Kiedyś tylko statkiem, przez krótki czas błyskawicznym concordem, dziś boeingiem lub innym airbusem - zdawałoby się, że podróży przez Atlantyk nie da się w żaden sposób zrewolucjonizować. Brytyjczycy zdecydowali się jednak na projekt, który przywraca do łask dawno zapomniane flagowe konstrukcje z lat 40. - wodnosamoloty.
22.10.2015 | aktual.: 22.10.2015 16:40
Wodnosamolot to jednostka przystosowana do startu i lądowania na powierzchni wody. Uczeni z Imperial College w Londonie opracowali projekt największej tego typu konstrukcji na świecie. Maszyna będzie w stanie zabrać na pokład aż 800 pasażerów i ma kursować między Wielką Brytanią a Stanami Zjednoczonymi. Tym samym będzie realną konkurencją dla Airbusa A380 - jednego z największych samolotów pasażerskich na świecie.
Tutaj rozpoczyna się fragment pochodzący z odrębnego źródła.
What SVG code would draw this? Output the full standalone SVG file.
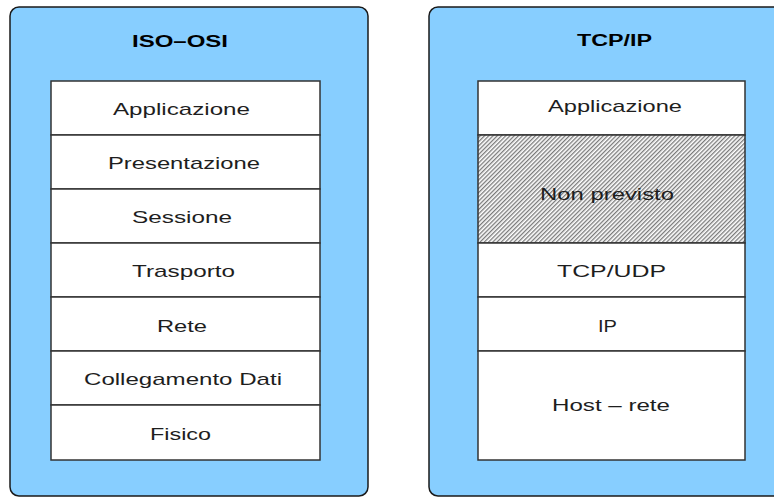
<svg xmlns="http://www.w3.org/2000/svg" width="774" height="498" viewBox="0 0 774 498">
  <style>
    .panel { fill: #87CEFF; stroke: #1a1a1a; stroke-width: 1.5; }
    .layer { fill: #ffffff; stroke: #333333; stroke-width: 1.5; }
    .hatched { fill: url(#hatch); stroke: #333333; stroke-width: 1.5; }
    .title { font-family: "Liberation Sans", Arial, sans-serif; font-size: 16px; font-weight: bold; fill: #000; text-anchor: middle; }
    .label { font-family: "Liberation Sans", Arial, sans-serif; font-size: 17px; fill: #1e1e1e; text-anchor: middle; }
  </style>
  <defs>
    <pattern id="hatch" patternUnits="userSpaceOnUse" width="3" height="3" patternTransform="rotate(45)">
      <rect width="3" height="3" fill="#ffffff"/>
      <rect x="0" y="0" width="1.3" height="3" fill="#7a7a7a"/>
    </pattern>
  </defs>

  <!-- ISO-OSI stack -->
  <g id="iso-osi">
    <rect class="panel" x="10" y="7" width="358" height="489" rx="9"/>
    <text class="title" x="180" y="47" textLength="96" lengthAdjust="spacingAndGlyphs">ISO–OSI</text>
    <g id="iso-applicazione">
      <rect class="layer" x="51" y="81" width="269" height="54"/>
      <text class="label" x="181.5" y="115" textLength="137" lengthAdjust="spacingAndGlyphs">Applicazione</text>
    </g>
    <g id="iso-presentazione">
      <rect class="layer" x="51" y="135" width="269" height="54"/>
      <text class="label" x="184" y="169" textLength="152" lengthAdjust="spacingAndGlyphs">Presentazione</text>
    </g>
    <g id="iso-sessione">
      <rect class="layer" x="51" y="189" width="269" height="54"/>
      <text class="label" x="182" y="223" textLength="100" lengthAdjust="spacingAndGlyphs">Sessione</text>
    </g>
    <g id="iso-trasporto">
      <rect class="layer" x="51" y="243" width="269" height="54"/>
      <text class="label" x="183.5" y="277" textLength="103" lengthAdjust="spacingAndGlyphs">Trasporto</text>
    </g>
    <g id="iso-rete">
      <rect class="layer" x="51" y="297" width="269" height="54"/>
      <text class="label" x="182" y="331.5" textLength="50" lengthAdjust="spacingAndGlyphs">Rete</text>
    </g>
    <g id="iso-collegamento">
      <rect class="layer" x="51" y="351" width="269" height="54"/>
      <text class="label" x="183" y="385" textLength="198" lengthAdjust="spacingAndGlyphs">Collegamento Dati</text>
    </g>
    <g id="iso-fisico">
      <rect class="layer" x="51" y="405" width="269" height="55"/>
      <text class="label" x="180.5" y="440" textLength="61" lengthAdjust="spacingAndGlyphs">Fisico</text>
    </g>
  </g>

  <!-- TCP/IP stack -->
  <g id="tcp-ip">
    <rect class="panel" x="429" y="7" width="360" height="489" rx="9"/>
    <text class="title" x="614.5" y="46" textLength="75" lengthAdjust="spacingAndGlyphs">TCP/IP</text>
    <g id="tcp-applicazione">
      <rect class="layer" x="478" y="81" width="267" height="54"/>
      <text class="label" x="615" y="111.5" textLength="134" lengthAdjust="spacingAndGlyphs">Applicazione</text>
    </g>
    <g id="tcp-non-previsto">
      <rect class="hatched" x="478" y="135" width="267" height="108"/>
      <text class="label" x="607" y="200" textLength="134" lengthAdjust="spacingAndGlyphs">Non previsto</text>
    </g>
    <g id="tcp-tcpudp">
      <rect class="layer" x="478" y="243" width="267" height="54"/>
      <text class="label" x="611.5" y="277" textLength="109" lengthAdjust="spacingAndGlyphs">TCP/UDP</text>
    </g>
    <g id="tcp-ip-layer">
      <rect class="layer" x="478" y="297" width="267" height="54"/>
      <text class="label" x="607.5" y="332" textLength="19" lengthAdjust="spacingAndGlyphs">IP</text>
    </g>
    <g id="tcp-host-rete">
      <rect class="layer" x="478" y="351" width="267" height="109"/>
      <text class="label" x="611" y="410.5" textLength="118" lengthAdjust="spacingAndGlyphs">Host – rete</text>
    </g>
  </g>
</svg>
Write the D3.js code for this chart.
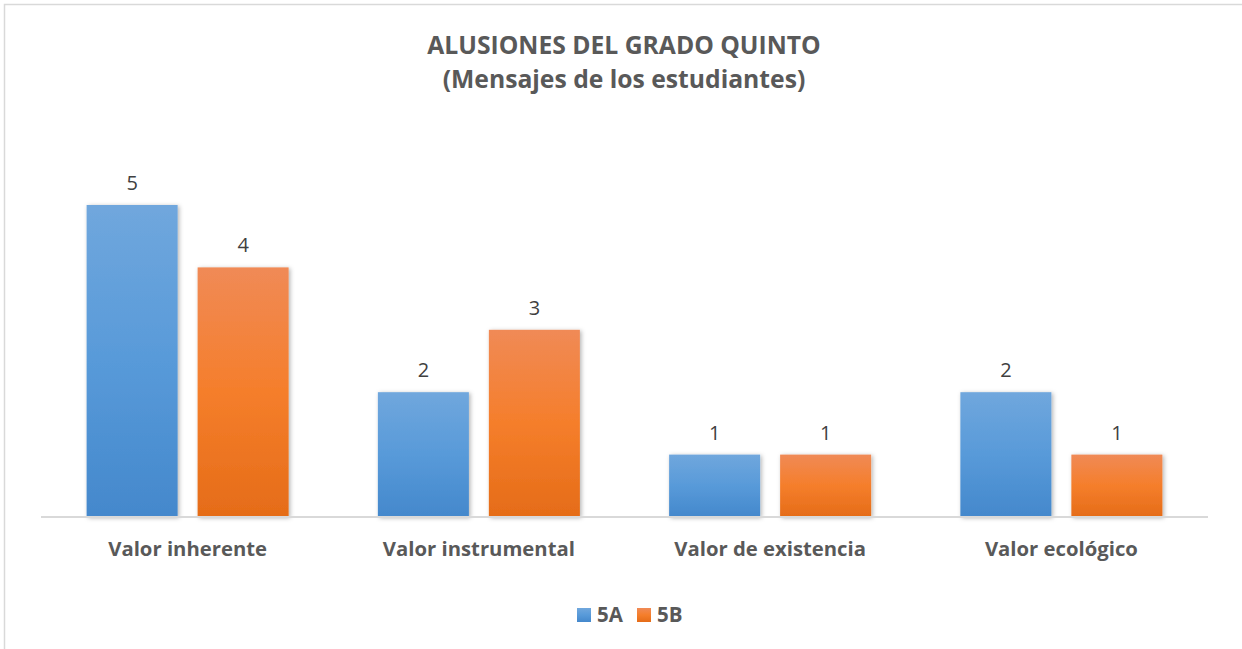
<!DOCTYPE html>
<html><head><meta charset="utf-8">
<script src="https://cdn.jsdelivr.net/npm/d3@7"></script>
<style>body{margin:0;background:#fff}svg{display:block}text{font-family:"Open Sans",sans-serif}</style>
</head><body><svg id="c" width="1242" height="649"></svg>
<script>
const categories = ["Valor inherente","Valor instrumental","Valor de existencia","Valor ecológico"];
const seriesNames = ["5A","5B"];
const values5A = [5,2,1,2];
const values5B = [4,3,1,1];
const titleLines = ["ALUSIONES DEL GRADO QUINTO","(Mensajes de los estudiantes)"];

const svg = d3.select("#c");
// frame
svg.append("path").attr("d","M4.5,649 L4.5,4.5 L1242,4.5").attr("fill","none").attr("stroke","#d9d9d9").attr("stroke-width",1.5);

const defs = svg.append("defs");
const gA = defs.append("linearGradient").attr("id","gA").attr("x1",0).attr("y1",0).attr("x2",0).attr("y2",1);
gA.append("stop").attr("offset","0%").attr("stop-color","#70a7dd");
gA.append("stop").attr("offset","50%").attr("stop-color","#589ad9");
gA.append("stop").attr("offset","100%").attr("stop-color","#4488cc");
const gB = defs.append("linearGradient").attr("id","gB").attr("x1",0).attr("y1",0).attr("x2",0).attr("y2",1);
gB.append("stop").attr("offset","0%").attr("stop-color","#f08a56");
gB.append("stop").attr("offset","50%").attr("stop-color","#f57e2b");
gB.append("stop").attr("offset","100%").attr("stop-color","#e56c18");
const f = defs.append("filter").attr("id","sh").attr("x","-20%").attr("y","-5%").attr("width","140%").attr("height","115%");
f.append("feDropShadow").attr("dx",1.5).attr("dy",1).attr("stdDeviation",2).attr("flood-color","#000").attr("flood-opacity",0.3);

const x0 = d3.scaleBand().domain(categories).range([42,1207]).paddingInner(0).paddingOuter(0);
const x1 = d3.scaleBand().domain(seriesNames).range([0,x0.bandwidth()]).paddingInner(0.18).paddingOuter(0.402);
const y = d3.scaleLinear().domain([0,5]).range([517,205]);

const data = categories.map((c,i)=>({cat:c, vals:[{s:"5A",v:values5A[i]},{s:"5B",v:values5B[i]}]}));
const fills = {"5A":"url(#gA)","5B":"url(#gB)"};

const g = svg.append("g");
const grp = g.selectAll("g.cat").data(data).join("g").attr("transform",d=>`translate(${x0(d.cat)},0)`);
grp.selectAll("rect").data(d=>d.vals).join("rect")
  .attr("x",d=>x1(d.s)).attr("width",x1.bandwidth())
  .attr("y",d=>y(d.v)).attr("height",d=>y(0)-y(d.v))
  .attr("fill",d=>fills[d.s]).attr("filter","url(#sh)");
grp.selectAll("text.lbl").data(d=>d.vals).join("text").attr("class","lbl")
  .attr("x",d=>x1(d.s)+x1.bandwidth()/2).attr("y",d=>y(d.v)-15)
  .attr("text-anchor","middle").attr("font-size",20).attr("fill","#404040").text(d=>d.v);

// axis
const ax = svg.append("g").attr("transform",`translate(0,${y(0)})`).call(d3.axisBottom(x0).tickSize(0).tickPadding(0));
ax.select(".domain").attr("stroke","#d9d9d9").attr("stroke-width",2).attr("d","M41,0H1208");
ax.selectAll("text").attr("font-family","Open Sans").attr("font-size",20.3).attr("font-weight","bold").attr("fill","#595959").attr("dy",0).attr("y",39);

// title
svg.append("text").attr("x",624).attr("y",54).attr("text-anchor","middle").attr("font-size",24.7).attr("font-weight","bold").attr("fill","#595959").text(titleLines[0]);
svg.append("text").attr("x",624).attr("y",88).attr("text-anchor","middle").attr("font-size",24.7).attr("font-weight","bold").attr("fill","#595959").text(titleLines[1]);

// legend
const lg = svg.append("g");
const lx = [577,637];
seriesNames.forEach((s,i)=>{
  lg.append("rect").attr("x",lx[i]).attr("y",608).attr("width",14).attr("height",14).attr("fill",fills[s]);
  lg.append("text").attr("x",lx[i]+20).attr("y",622).attr("font-size",20.5).attr("font-weight","bold").attr("fill","#595959").text(s);
});
</script></body></html>
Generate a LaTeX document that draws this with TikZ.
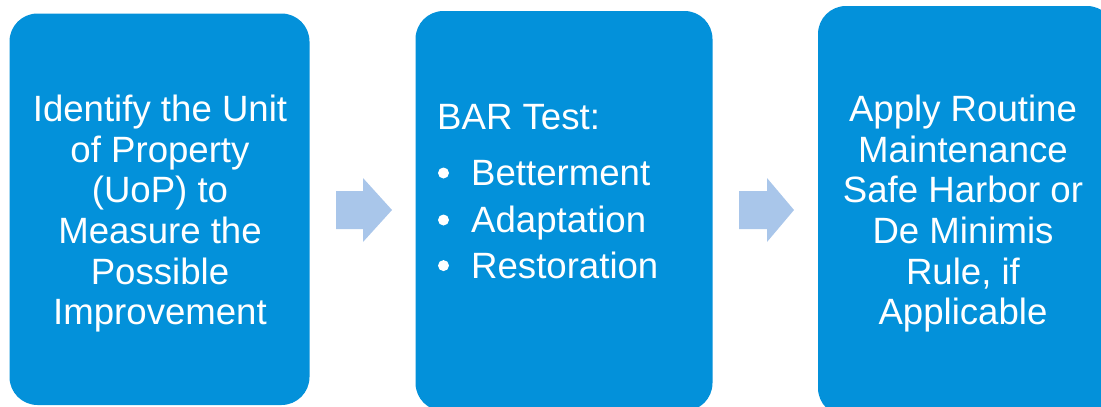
\documentclass[tikz,border=0pt]{standalone}
\usepackage{fontspec}
\setmainfont{Liberation Sans}
\definecolor{boxblue}{RGB}{3,145,218}
\definecolor{arrowblue}{RGB}{169,198,234}
\tikzset{
  stepbox/.style={fill=boxblue, draw=none, rounded corners=28pt, inner sep=0pt},
  boxtext/.style={text=white, font=\fontsize{36.6}{40.6}\selectfont, inner sep=0pt, align=center},
  bartext/.style={text=white, font=\fontsize{36.6}{40.6}\selectfont, inner sep=0pt, anchor=base west},
  bulletdot/.style={circle, fill=white, draw=none, minimum size=11pt, inner sep=0pt},
  blockarrow/.style={fill=arrowblue, draw=none},
}
\begin{document}
\begin{tikzpicture}[x=1pt,y=-1pt]
\useasboundingbox (0,0) rectangle (1101,407);
\clip (0,0) rectangle (1101,407);
% boxes
\node[stepbox, minimum width=300pt, minimum height=391.5pt] (b1) at (159.5,209.25) {};
\node[stepbox, minimum width=297pt, minimum height=400pt] (b2) at (564,211) {};
\node[stepbox, minimum width=297pt, minimum height=410pt] (b3) at (966.5,211) {};
% block arrows
\fill[blockarrow] (336,191) -- (363,191) -- (363,178) -- (392,210) -- (363,242) -- (363,229) -- (336,229) -- cycle;
\fill[blockarrow] (739,191) -- (767,191) -- (767,178) -- (794,210) -- (767,242) -- (767,229) -- (739,229) -- cycle;
% texts
\node[boxtext, anchor=north] (t1) at (160,95) {Identify the Unit\\of Property\\(UoP) to\\Measure the\\Possible\\Improvement};
\node[boxtext, anchor=north] (t3) at (963,95) {Apply Routine\\Maintenance\\Safe Harbor or\\De Minimis\\Rule, if\\Applicable};
\node[bartext] (bar) at (437,129) {BAR Test:};
\node[bartext] (i1) at (471,185.7) {Betterment};
\node[bartext] (i2) at (471,232.7) {Adaptation};
\node[bartext] (i3) at (471,278.3) {Restoration};
\node[bulletdot] (d1) at (443.5,173) {};
\node[bulletdot] (d2) at (443.5,220) {};
\node[bulletdot] (d3) at (443.5,265.6) {};
\end{tikzpicture}
\end{document}
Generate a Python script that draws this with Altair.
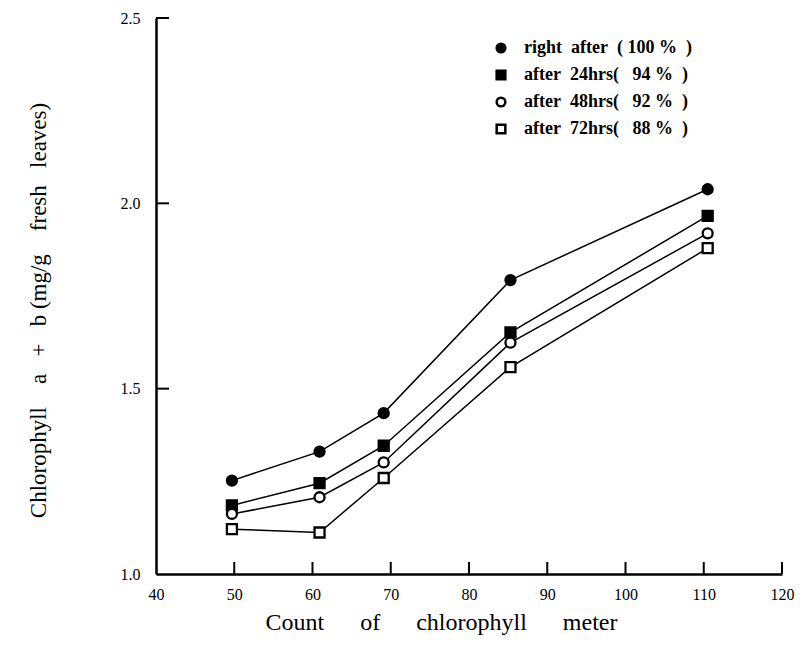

- Dla wielu osób majestatyczne wodnosamoloty z lat 40. to symbol najbardziej romantycznej ery w historii lotnictwa, mimo że pod względem wydajności oraz liczby pasażerów ówczesne maszyny przegrały z generacją samolotów, która pojawiła się w latach 50 - mówi Errikos Levis z Departamentu Aeronautyki Imperial College.
Podczas prac nad projektem Levis studiował kadłuby i rozmiar skrzydeł dawnych wodnosamolotów, by opracować najbardziej optymalny i nowoczesny wariant. Podstawowym problemem było zapotrzebowanie na paliwo, które wciąż było większe niż w przypadku tradycyjnych samolotów. Kluczem do jego rozwiązania okazało się zredukowanie masy maszyny oraz oryginalny projekt kadłuba przypominający bombowiec typu stealth.
Ogromną zaletą wodnosamolotu opracowanego przez Brytyjczyków jest jego przyjazność dla środowiska, co w dobie ekologicznego szaleństwa może być bardzo znaczącym argumentem. Maszyna ma być napędzana paliwem wodorowym, które w procesie spalania nie emituje żadnych zanieczyszczeń dla środowiska - nie ma jednak zastosowania w przemyśle lotniczym, ponieważ jego objętość jest około cztery razy większa niż objętość paliwa tradycyjnego. W przypadku wodnosamolotu - ze względu na jego ogromne rozmiary - nie będzie to jednak problemem.
(fot. Imperial College)
O tego typu konstrukcjach przypomniano sobie nie tylko w Wielkiej Brytanii. Zalety zdawałoby się zapomnianego środka transportu docenili również Chińczycy, którzy pracują nad blisko setką podobnych jednostek, z których każda zabierze na pokład pięćdziesięciu pasażerów. Trasy chińskich wodnosamolotów będą przebiegać przede wszystkich przez Morze Południowochińskie, ale transport osób nie jest jedynym zadaniem maszyn - zakłada się, że będą silnym wsparciem podczas często wybuchających w tym regionie pożarów lasów. Chiński wodnosamolot będzie mógł zabrać na pokład 12 ton środków gaśniczych w ciągu zaledwie 20 sekund i przystąpić do gaszenia ognia.